_Required task_.
Copy out the lines that include the word "this".
◇ ◇ ◇ ◇
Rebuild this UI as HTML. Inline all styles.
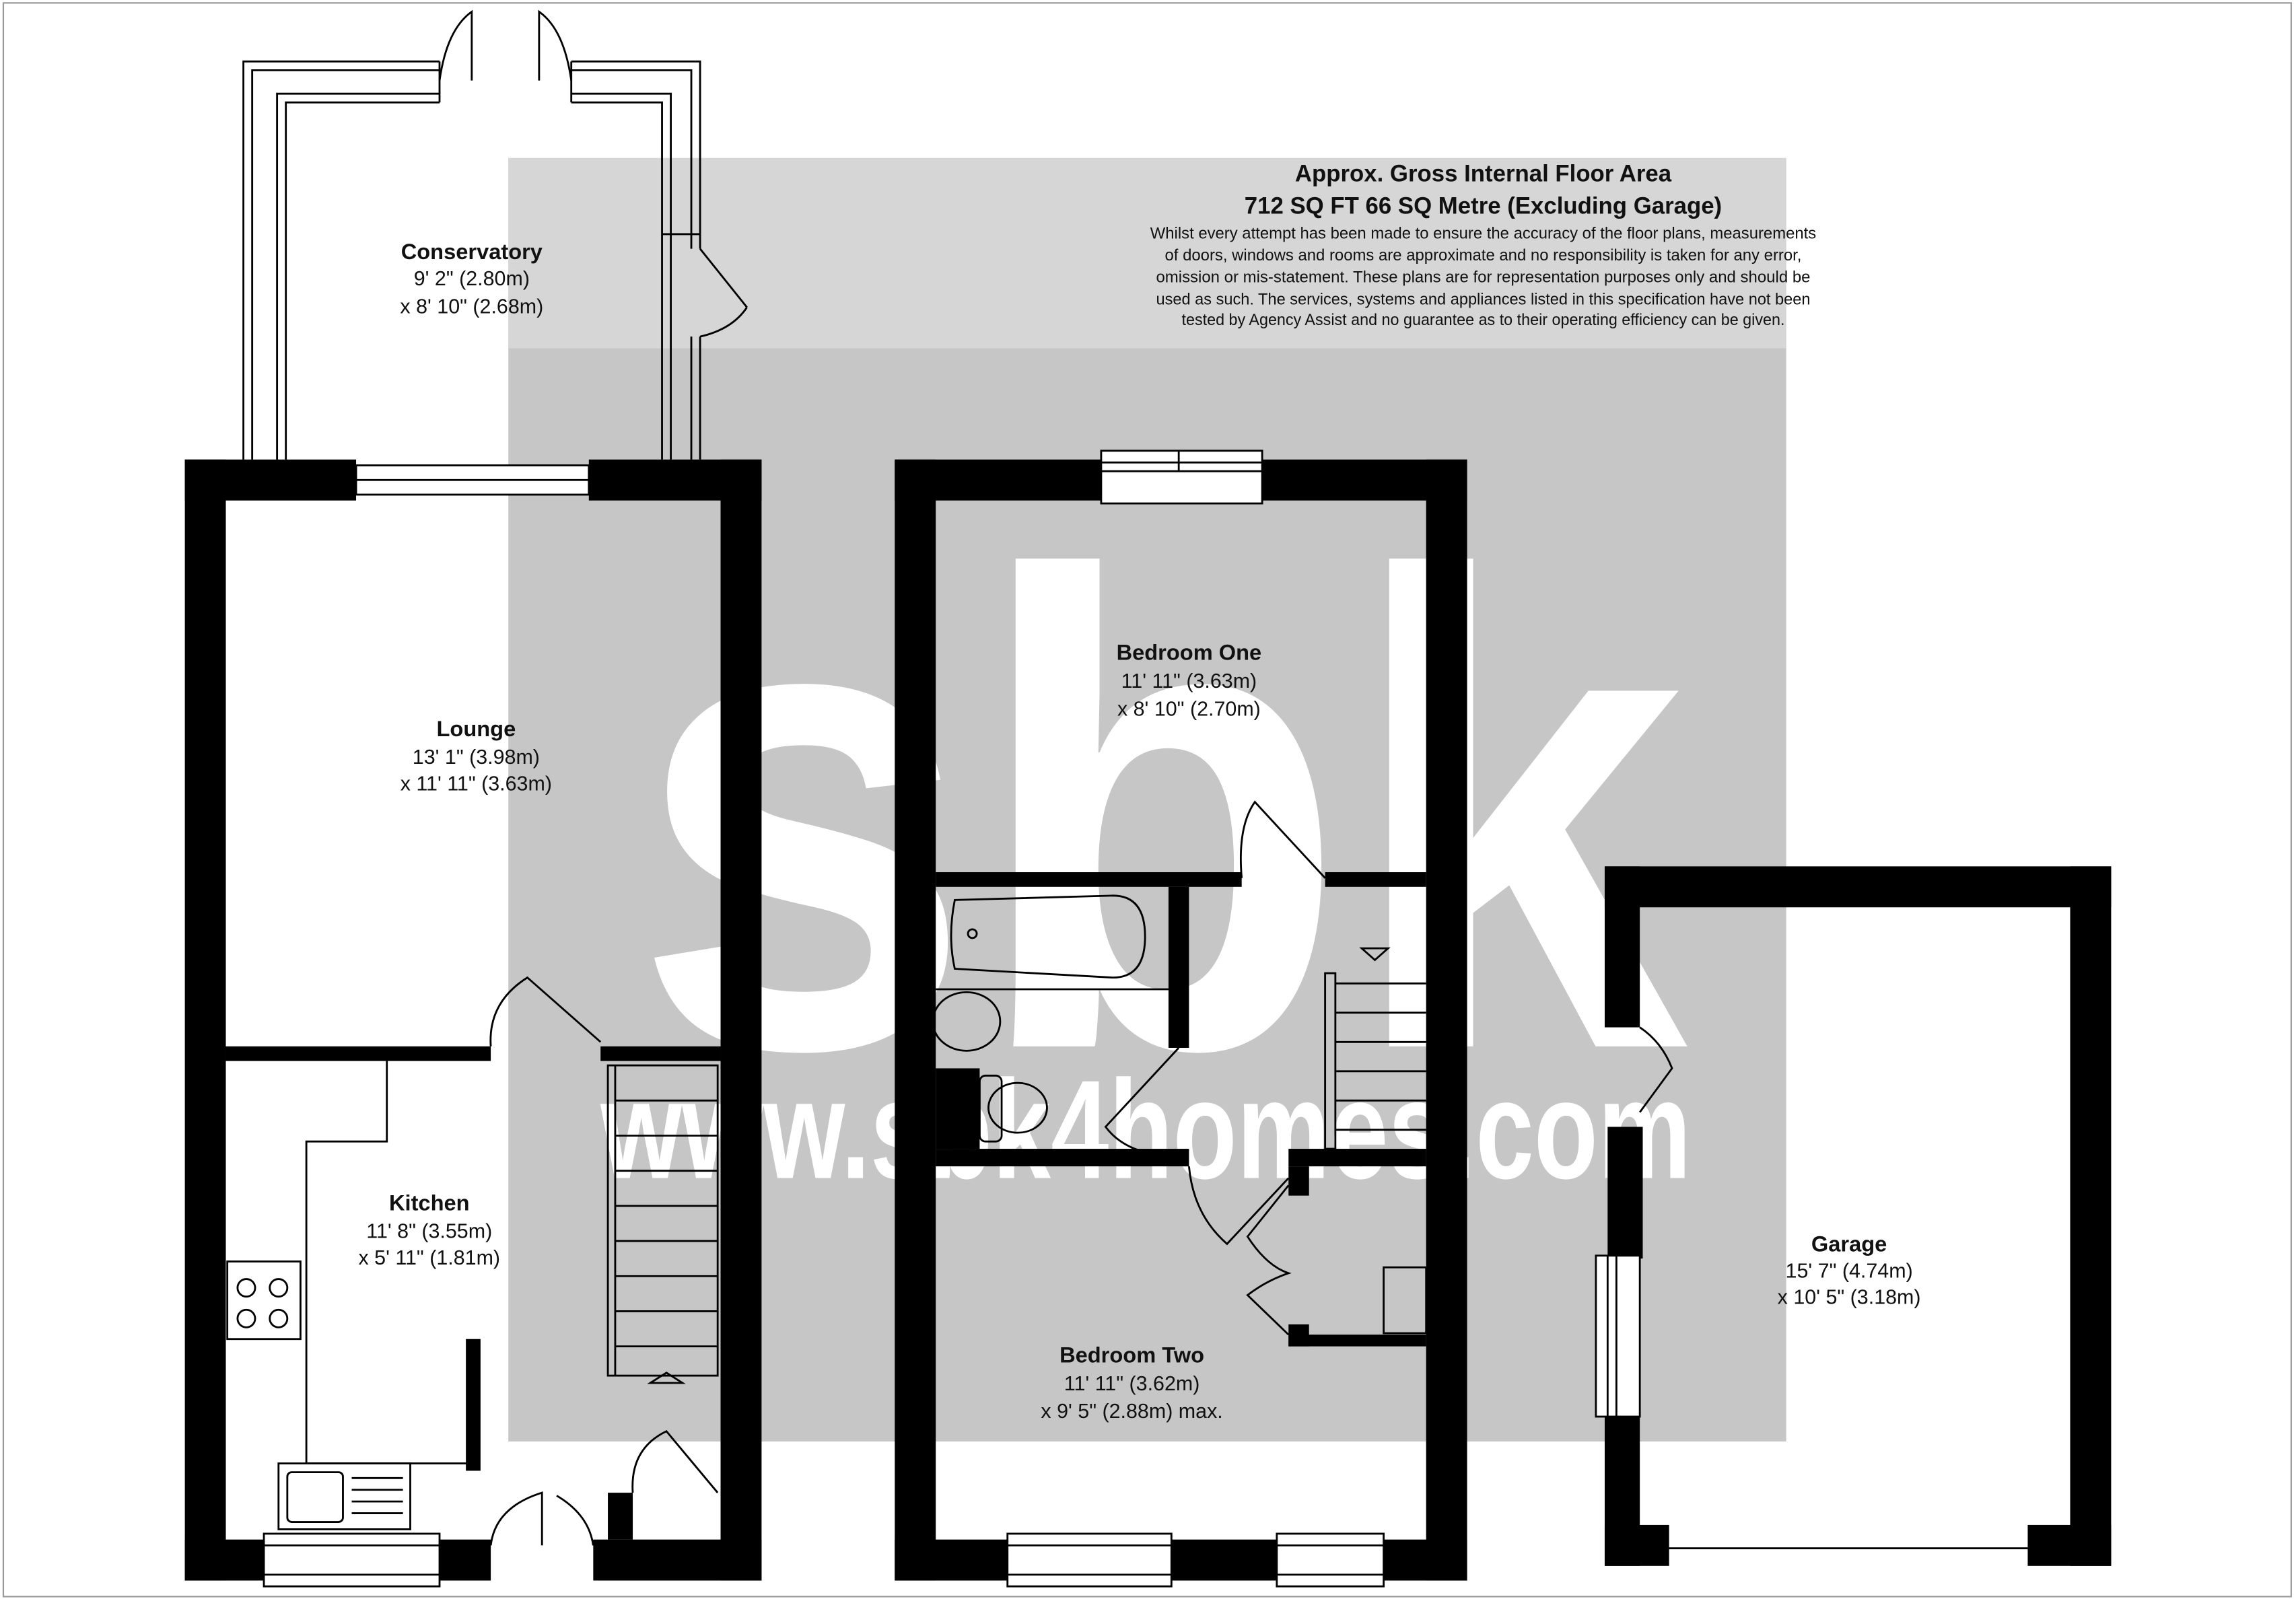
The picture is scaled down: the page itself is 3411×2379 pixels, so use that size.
<!DOCTYPE html>
<html><head><meta charset="utf-8"><style>
html,body{margin:0;padding:0;background:#fff;}
svg{display:block;}
text{font-family:"Liberation Sans",sans-serif;}
</style></head><body>
<svg width="3411" height="2379" viewBox="0 0 1568 1094" xmlns="http://www.w3.org/2000/svg">
<rect x="0" y="0" width="1568" height="1094" fill="#fff"/>
<rect x="2" y="2" width="1563" height="1089" fill="none" stroke="#999" stroke-width="1"/>
<!-- watermark background -->
<rect x="347" y="108" width="873" height="877" fill="#c6c6c6"/>
<rect x="347" y="108" width="873" height="130" fill="#d6d6d6"/>
<text x="432" y="715" font-size="460" font-weight="bold" fill="#fff" textLength="720" lengthAdjust="spacingAndGlyphs">sbk</text>
<text x="410" y="805" font-size="96" font-weight="bold" fill="#fff" textLength="745" lengthAdjust="spacingAndGlyphs">www.sbk4homes.com</text>

<!-- header text -->
<text x="1013" y="124" font-size="16" font-weight="bold" text-anchor="middle" fill="#111">Approx. Gross Internal Floor Area</text>
<text x="1013" y="146" font-size="16" font-weight="bold" text-anchor="middle" fill="#111">712 SQ FT 66 SQ Metre (Excluding Garage)</text>
<g font-size="11" fill="#111" text-anchor="middle">
<text x="1013" y="163" textLength="455" lengthAdjust="spacingAndGlyphs">Whilst every attempt has been made to ensure the accuracy of the floor plans, measurements</text>
<text x="1013" y="178" textLength="435" lengthAdjust="spacingAndGlyphs">of doors, windows and rooms are approximate and no responsibility is taken for any error,</text>
<text x="1013" y="193" textLength="447" lengthAdjust="spacingAndGlyphs">omission or mis-statement. These plans are for representation purposes only and should be</text>
<text x="1013" y="208" textLength="447" lengthAdjust="spacingAndGlyphs">used as such. The services, systems and appliances listed in this specification have not been</text>
<text x="1013" y="222" textLength="412" lengthAdjust="spacingAndGlyphs">tested by Agency Assist and no guarantee as to their operating efficiency can be given.</text>
</g>

<!-- Conservatory frame -->
<g fill="none" stroke="#000" stroke-width="1.3">
<path d="M166 314 V42 H300 M195 314 V70 H300 M172 314 V48 H300 M189 314 V64 H300"/>
<path d="M390 42 H478 V160 M390 70 H452 V160 M390 48 H472 V160 M390 64 H458 V160"/>
<path d="M452 160 V314 M478 160 V170 M478 230 V314 M458 160 V314 M472 160 V170 M472 230 V314"/>
<path d="M452 160 H478"/>
<path d="M300 42 L300 70 M390 42 L390 70"/>
<path d="M300 55 Q305 20 322 8 L322 55 M390 55 Q385 20 368 8 L368 55"/>
<path d="M478 170 L510 210 M478 230 Q500 225 510 210"/>
</g>

<!-- LEFT BLOCK -->
<g fill="#000">
<rect x="126" y="314" width="117" height="28"/>
<rect x="402" y="314" width="118" height="28"/>
<rect x="126" y="314" width="28" height="766"/>
<rect x="492" y="314" width="28" height="766"/>
<rect x="126" y="1052" width="54" height="28"/>
<rect x="300" y="1052" width="35" height="28"/>
<rect x="405" y="1052" width="115" height="28"/>
<rect x="154" y="715" width="181" height="10"/>
<rect x="410" y="715" width="82" height="10"/>
<rect x="318" y="915" width="10" height="90"/>
<rect x="415" y="1020" width="17" height="32"/>
</g>
<g fill="none" stroke="#000" stroke-width="1.3">
<!-- lounge window -->
<rect x="243" y="318" width="159" height="20" fill="#fff"/>
<line x1="243" y1="328" x2="402" y2="328"/>
<!-- kitchen window -->
<rect x="180" y="1048" width="120" height="36" fill="#fff"/>
<line x1="180" y1="1056" x2="300" y2="1056"/><line x1="180" y1="1076" x2="300" y2="1076"/>
<!-- lounge door -->
<path d="M335 715 Q333 685 360 668 L410 712"/>
<!-- kitchen counter -->
<path d="M264 725 V780 H209 V1000 H320"/>
<!-- cooker -->
<rect x="155" y="862" width="50" height="53"/>
<circle cx="168" cy="880" r="6"/><circle cx="190" cy="880" r="6"/>
<circle cx="168" cy="901" r="6"/><circle cx="190" cy="901" r="6"/>
<!-- sink -->
<rect x="190" y="1000" width="90" height="45"/>
<rect x="196" y="1006" width="38" height="34" rx="3"/>
<line x1="240" y1="1010" x2="275" y2="1010"/><line x1="240" y1="1018" x2="275" y2="1018"/>
<line x1="240" y1="1026" x2="275" y2="1026"/><line x1="240" y1="1034" x2="275" y2="1034"/>
<!-- stairs -->
<rect x="415" y="728" width="75" height="212"/>
<line x1="420" y1="728" x2="420" y2="940"/>
<line x1="420" y1="752" x2="490" y2="752"/><line x1="420" y1="776" x2="490" y2="776"/>
<line x1="420" y1="800" x2="490" y2="800"/><line x1="420" y1="824" x2="490" y2="824"/>
<line x1="420" y1="848" x2="490" y2="848"/><line x1="420" y1="872" x2="490" y2="872"/>
<line x1="420" y1="896" x2="490" y2="896"/><line x1="420" y1="920" x2="490" y2="920"/>
<path d="M444 945 L455 938 L466 945 Z"/>
<!-- front door -->
<path d="M335 1056 Q338 1030 370 1020 L370 1056 M405 1056 Q402 1035 380 1022"/>
<!-- cupboard door -->
<path d="M432 1020 Q430 990 455 978 L490 1020"/>
</g>

<!-- RIGHT BLOCK -->
<g fill="#000">
<rect x="611" y="314" width="141" height="28"/>
<rect x="862" y="314" width="140" height="28"/>
<rect x="611" y="314" width="28" height="766"/>
<rect x="974" y="314" width="28" height="766"/>
<rect x="611" y="1052" width="77" height="28"/>
<rect x="800" y="1052" width="72" height="28"/>
<rect x="945" y="1052" width="57" height="28"/>
<rect x="639" y="596" width="209" height="10"/>
<rect x="905" y="596" width="69" height="10"/>
<rect x="798" y="606" width="14" height="110"/>
<rect x="639" y="785" width="173" height="12"/>
<rect x="880" y="785" width="94" height="12"/>
<rect x="639" y="730" width="30" height="55"/>
<rect x="880" y="797" width="14" height="20"/>
<rect x="880" y="905" width="14" height="15"/>
<rect x="880" y="912" width="94" height="8"/>
</g>
<g fill="none" stroke="#000" stroke-width="1.3">
<rect x="752" y="308" width="110" height="36" fill="#fff"/>
<line x1="752" y1="316" x2="862" y2="316"/><line x1="752" y1="322" x2="862" y2="322"/>
<line x1="805" y1="308" x2="805" y2="322"/>
<rect x="688" y="1048" width="112" height="36" fill="#fff"/>
<line x1="688" y1="1056" x2="800" y2="1056"/><line x1="688" y1="1076" x2="800" y2="1076"/>
<rect x="872" y="1048" width="73" height="36" fill="#fff"/>
<line x1="872" y1="1056" x2="945" y2="1056"/><line x1="872" y1="1076" x2="945" y2="1076"/>
<!-- bedroom one door -->
<path d="M848 600 Q845 565 857 548 L905 600"/>
<!-- bath -->
<path d="M652 615 Q647 640 652 662 L760 668 Q782 668 782 640 Q782 612 760 612 Z"/>
<circle cx="664" cy="638" r="3"/>
<line x1="639" y1="676" x2="798" y2="676"/>
<!-- basin -->
<ellipse cx="660" cy="698" rx="23" ry="20"/>
<!-- toilet -->
<rect x="669" y="735" width="15" height="45" rx="4"/>
<ellipse cx="695" cy="757" rx="20" ry="17"/>
<!-- bath door -->
<path d="M805 716 L755 770 Q770 790 805 790"/>
<!-- stairs up -->
<rect x="905" y="665" width="7" height="120"/>
<line x1="912" y1="672" x2="974" y2="672"/><line x1="912" y1="692" x2="974" y2="692"/>
<line x1="912" y1="712" x2="974" y2="712"/><line x1="912" y1="732" x2="974" y2="732"/>
<line x1="912" y1="752" x2="974" y2="752"/><line x1="912" y1="772" x2="974" y2="772"/>
<path d="M930 648 L948 648 L939 656 Z"/>
<!-- bedroom two door -->
<path d="M812 797 Q815 830 838 850 L880 805"/>
<!-- cupboard doors -->
<path d="M880 810 L852 845 Q865 865 880 870 Q865 875 852 885 L880 912"/>
<rect x="945" y="866" width="29" height="45"/>
</g>

<!-- GARAGE -->
<g fill="#000">
<rect x="1096" y="592" width="346" height="28"/>
<rect x="1414" y="592" width="28" height="478"/>
<rect x="1096" y="592" width="24" height="110"/>
<rect x="1098" y="770" width="24" height="90"/>
<rect x="1096" y="968" width="24" height="102"/>
<rect x="1096" y="1042" width="44" height="28"/>
<rect x="1385" y="1042" width="57" height="28"/>
</g>
<g fill="none" stroke="#000" stroke-width="1.3">
<line x1="1140" y1="1058" x2="1385" y2="1058"/>
<rect x="1090" y="858" width="30" height="110" fill="#fff"/>
<line x1="1098" y1="858" x2="1098" y2="968"/><line x1="1104" y1="858" x2="1104" y2="968"/>
<path d="M1120 702 Q1135 712 1142 730 L1120 760"/>
</g>

<!-- Room labels -->
<g text-anchor="middle" fill="#111">
<text x="322" y="177" font-size="15" font-weight="bold">Conservatory</text>
<text x="322" y="195" font-size="14">9' 2" (2.80m)</text>
<text x="322" y="214" font-size="14">x 8' 10" (2.68m)</text>
<text x="325" y="503" font-size="15" font-weight="bold">Lounge</text>
<text x="325" y="522" font-size="14">13' 1" (3.98m)</text>
<text x="325" y="540" font-size="14">x 11' 11" (3.63m)</text>
<text x="293" y="827" font-size="15" font-weight="bold">Kitchen</text>
<text x="293" y="846" font-size="14">11' 8" (3.55m)</text>
<text x="293" y="864" font-size="14">x 5' 11" (1.81m)</text>
<text x="812" y="451" font-size="15" font-weight="bold">Bedroom One</text>
<text x="812" y="470" font-size="14">11' 11" (3.63m)</text>
<text x="812" y="489" font-size="14">x 8' 10" (2.70m)</text>
<text x="773" y="931" font-size="15" font-weight="bold">Bedroom Two</text>
<text x="773" y="950" font-size="14">11' 11" (3.62m)</text>
<text x="773" y="969" font-size="14">x 9' 5" (2.88m) max.</text>
<text x="1263" y="855" font-size="15" font-weight="bold">Garage</text>
<text x="1263" y="873" font-size="14">15' 7" (4.74m)</text>
<text x="1263" y="891" font-size="14">x 10' 5" (3.18m)</text>
</g>
</svg>
</body></html>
◇ ◇ ◇ ◇
_Reply_.
Rebuild this UI as HTML. Inline all styles.
<text x="1013" y="208" textLength="447" lengthAdjust="spacingAndGlyphs">used as such. The services, systems and appliances listed in this specification have not been</text>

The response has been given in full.